News 12’s Brian Donohue was in front of a Lavallette house 10 years ago that his family rented every year for a two-week vacation in the 1970s and 80s -- go back now and things look very, very different. There's a new, bigger house there now.
One with a story to tell about how the Jersey Shore has rebuilt in the years after Sandy, about how the shore has changed and whether we're going in the right direction as sea levels rise and storms intensify.
The house was a simple two family, the rental unit had no phone or TV. The owners were a retired Yonkers police officer and his wife, who lived downstairs. They sold in the late 80s to another family who kept it the same until Sandy hit.

A year later, a developer bought it for $1.1 million, sold it again in 2014 for $2.5 million, with a realtor's sales flier telling buyers to knock the old place down and "build big,” and as was done up and down the shore amid the post-Sandy gold rush -- build big they did.
The new house was built even closer to the ocean. This is quintessential New Jersey.
In North Carolina, for example, the state requires any a waterfront home being rebuilt after a storm to be built farther away from the water. If there's not enough room on the lot, the property owner is out of luck. Managed retreat, experts call it -- common sense most would say, also a dirty word in New Jersey real estate.
“It doesn't seem like New Jersey really chose an approach; the approach was to elevate,” says Peter Kasabach, with the planning advocacy group New Jersey Future.

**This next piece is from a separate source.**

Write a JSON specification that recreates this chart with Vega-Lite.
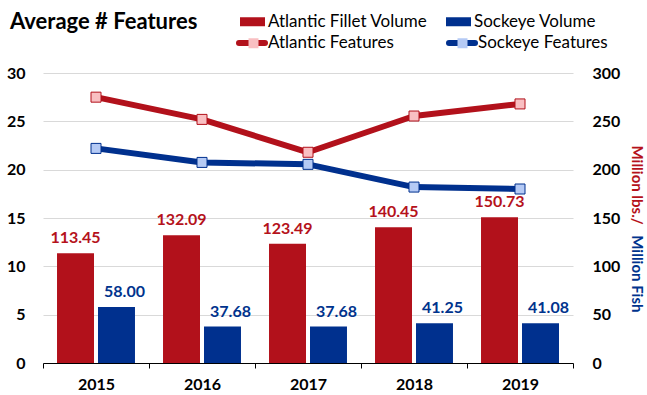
{
  "$schema": "https://vega.github.io/schema/vega-lite/v6.json",
  "width": 530,
  "height": 290,
  "autosize": {"type": "none"},
  "padding": {"left": 43, "top": 73, "right": 74, "bottom": 32},
  "config": {"view": {"stroke": null}, "font": "Lato"},
  "title": {
    "text": "Average # Features",
    "anchor": "start",
    "frame": "group",
    "font": "Lato",
    "fontSize": 22,
    "fontWeight": "bold",
    "color": "#000000",
    "baseline": "alphabetic",
    "offset": -42,
    "dx": -33
  },
  "datasets": {
    "bars": [
      {"year": "2015", "series": "Atlantic Fillet Volume", "volume": 113.45},
      {"year": "2015", "series": "Sockeye Volume", "volume": 58.00},
      {"year": "2016", "series": "Atlantic Fillet Volume", "volume": 132.09},
      {"year": "2016", "series": "Sockeye Volume", "volume": 37.68},
      {"year": "2017", "series": "Atlantic Fillet Volume", "volume": 123.49},
      {"year": "2017", "series": "Sockeye Volume", "volume": 37.68},
      {"year": "2018", "series": "Atlantic Fillet Volume", "volume": 140.45},
      {"year": "2018", "series": "Sockeye Volume", "volume": 41.25},
      {"year": "2019", "series": "Atlantic Fillet Volume", "volume": 150.73},
      {"year": "2019", "series": "Sockeye Volume", "volume": 41.08}
    ],
    "lines": [
      {"year": "2015", "series": "Atlantic Features", "marker": "Atlantic Features", "features": 27.5},
      {"year": "2016", "series": "Atlantic Features", "marker": "Atlantic Features", "features": 25.2},
      {"year": "2017", "series": "Atlantic Features", "marker": "Atlantic Features", "features": 21.8},
      {"year": "2018", "series": "Atlantic Features", "marker": "Atlantic Features", "features": 25.55},
      {"year": "2019", "series": "Atlantic Features", "marker": "Atlantic Features", "features": 26.8},
      {"year": "2015", "series": "Sockeye Features", "marker": "Sockeye Features", "features": 22.2},
      {"year": "2016", "series": "Sockeye Features", "marker": "Sockeye Features", "features": 20.75},
      {"year": "2017", "series": "Sockeye Features", "marker": "Sockeye Features", "features": 20.55},
      {"year": "2018", "series": "Sockeye Features", "marker": "Sockeye Features", "features": 18.2},
      {"year": "2019", "series": "Sockeye Features", "marker": "Sockeye Features", "features": 18.0}
    ]
  },
  "layer": [
    {
      "data": {"name": "bars"},
      "layer": [
        {
          "mark": {"type": "bar"},
          "encoding": {
            "x": {
              "field": "year", "type": "ordinal",
              "scale": {"paddingInner": 0, "paddingOuter": 0},
              "axis": {
                "title": null, "labelFont": "Lato", "labelFontSize": 16, "labelFontWeight": "bold",
                "labelColor": "#000000", "labelAngle": 0, "labelPadding": 8,
                "tickBand": "extent", "tickSize": 5, "tickColor": "#000000", "domainColor": "#000000", "grid": false
              }
            },
            "xOffset": {
              "field": "series", "type": "nominal",
              "scale": {"domain": ["Atlantic Fillet Volume", "Sockeye Volume"], "paddingInner": 0.0976, "paddingOuter": 0.342}
            },
            "y": {
              "field": "volume", "type": "quantitative",
              "scale": {"domain": [0, 300], "nice": false},
              "axis": {
                "orient": "right", "values": [0, 50, 100, 150, 200, 250, 300], "grid": false, "domain": false, "ticks": false,
                "labelFont": "Lato", "labelFontSize": 16, "labelFontWeight": "bold", "labelColor": "#000000", "labelPadding": 19,
                "title": "Million lbs./", "titleColor": "#b5121b", "titleFont": "Lato", "titleFontSize": 15, "titleFontWeight": "bold",
                "titleAngle": 90, "titleX": 63, "titleY": 72, "titleAlign": "left", "titleBaseline": "middle"
              }
            },
            "color": {
              "field": "series", "type": "nominal",
              "scale": {"domain": ["Atlantic Fillet Volume", "Sockeye Volume"], "range": ["#b2111b", "#00308e"]},
              "legend": {
                "title": null, "orient": "none", "legendX": 197, "legendY": -64, "direction": "horizontal", "columns": 2,
                "symbolType": "M-1,-0.36H1V0.36H-1Z", "symbolSize": 625, "symbolStrokeWidth": 0,
                "labelFont": "Lato", "labelFontSize": 17, "labelColor": "#000000", "labelOffset": 3, "columnPadding": 18
              }
            }
          }
        },
        {
          "transform": [{"filter": "datum.series === 'Atlantic Fillet Volume'"}],
          "mark": {"type": "text", "font": "Lato", "fontSize": 16, "fontWeight": "bold", "color": "#b5121b", "baseline": "alphabetic", "dy": -10},
          "encoding": {
            "x": {"field": "year", "type": "ordinal"},
            "xOffset": {"field": "series", "type": "nominal"},
            "y": {"field": "volume", "type": "quantitative"},
            "text": {"field": "volume", "type": "quantitative", "format": ".2f"}
          }
        },
        {
          "transform": [{"filter": "datum.series === 'Sockeye Volume'"}],
          "mark": {"type": "text", "font": "Lato", "fontSize": 16, "fontWeight": "bold", "color": "#00338d", "baseline": "alphabetic", "dy": -10, "dx": 8},
          "encoding": {
            "x": {"field": "year", "type": "ordinal"},
            "xOffset": {"field": "series", "type": "nominal"},
            "y": {"field": "volume", "type": "quantitative"},
            "text": {"field": "volume", "type": "quantitative", "format": ".2f"}
          }
        }
      ]
    },
    {
      "data": {"name": "lines"},
      "layer": [
        {
          "mark": {"type": "line", "strokeWidth": 6, "strokeJoin": "round"},
          "encoding": {
            "x": {"field": "year", "type": "ordinal"},
            "y": {
              "field": "features", "type": "quantitative",
              "scale": {"domain": [0, 30], "nice": false},
              "axis": {
                "orient": "left", "values": [0, 5, 10, 15, 20, 25, 30], "grid": true, "gridColor": "#d9d9d9", "domain": false, "ticks": false,
                "labelFont": "Lato", "labelFontSize": 16, "labelFontWeight": "bold", "labelColor": "#000000", "labelPadding": 18,
                "title": "Million Fish", "titleColor": "#00338d", "titleFont": "Lato", "titleFontSize": 15, "titleFontWeight": "bold",
                "titleAngle": 90, "titleX": 593, "titleY": 239, "titleAlign": "right", "titleBaseline": "middle"
              }
            },
            "stroke": {
              "field": "series", "type": "nominal",
              "scale": {"domain": ["Atlantic Features", "Sockeye Features"], "range": ["#b2111b", "#00308e"]},
              "legend": {
                "title": null, "orient": "none", "legendX": 193, "legendY": -46, "direction": "horizontal", "columns": 2,
                "symbolType": "M-1,0H1", "symbolSize": 676, "symbolStrokeWidth": 6,
                "labelFont": "Lato", "labelFontSize": 17, "labelColor": "#000000", "labelOffset": 0, "columnPadding": 43,
                "encode": {"symbols": {"update": {"strokeCap": {"value": "round"}}}}
              }
            }
          }
        },
        {
          "mark": {"type": "point", "shape": "square", "size": 100, "strokeWidth": 1, "filled": false, "opacity": 1},
          "encoding": {
            "x": {"field": "year", "type": "ordinal"},
            "y": {"field": "features", "type": "quantitative"},
            "stroke": {
              "field": "series", "type": "nominal",
              "scale": {"domain": ["Atlantic Features", "Sockeye Features"], "range": ["#b2111b", "#00308e"]},
              "legend": {
                "title": null, "orient": "none", "legendX": 193, "legendY": -46, "direction": "horizontal", "columns": 2,
                "symbolType": "M-1,0H1", "symbolSize": 676, "symbolStrokeWidth": 6,
                "labelFont": "Lato", "labelFontSize": 17, "labelColor": "#000000", "labelOffset": 0, "columnPadding": 43,
                "encode": {"symbols": {"update": {"strokeCap": {"value": "round"}}}}
              }
            },
            "fill": {
              "field": "marker", "type": "nominal",
              "scale": {"range": ["#f9bfc2", "#b5caf5"]},
              "legend": {
                "title": null, "orient": "none", "legendX": 202, "legendY": -38.5, "direction": "horizontal", "columns": 2,
                "symbolType": "square", "symbolSize": 100, "symbolStrokeWidth": 1,
                "labelFont": "Lato", "labelFontSize": 17, "labelColor": "#000000", "labelExpr": "''", "labelOffset": 0, "columnPadding": 192,
                "encode": {"symbols": {"update": {"stroke": {"signal": "datum.value === 'Atlantic Features' ? '#b2111b' : '#00308e'"}, "strokeWidth": {"value": 1}}}}
              }
            }
          }
        }
      ]
    }
  ],
  "resolve": {"scale": {"y": "independent"}}
}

“So when a property was destroyed if someone wanted to rebuild, they just had to rebuild a bit higher which is probably a little bit better than rebuilding exactly the same way, but it doesn't take into account the long term impacts which people in North Carolina are looking at, which is these storms are only going to get worse, these situations are only going to get worse,” says Kasabach.
Over the past decade, the story of 1202 oceanfront repeated thousands of times over, bigger higher buildings, and yes, in some places moving even closer to the water. It's made the shore a different place. That's been the strategy for when the next storm comes along, and time will tell if it was the right one.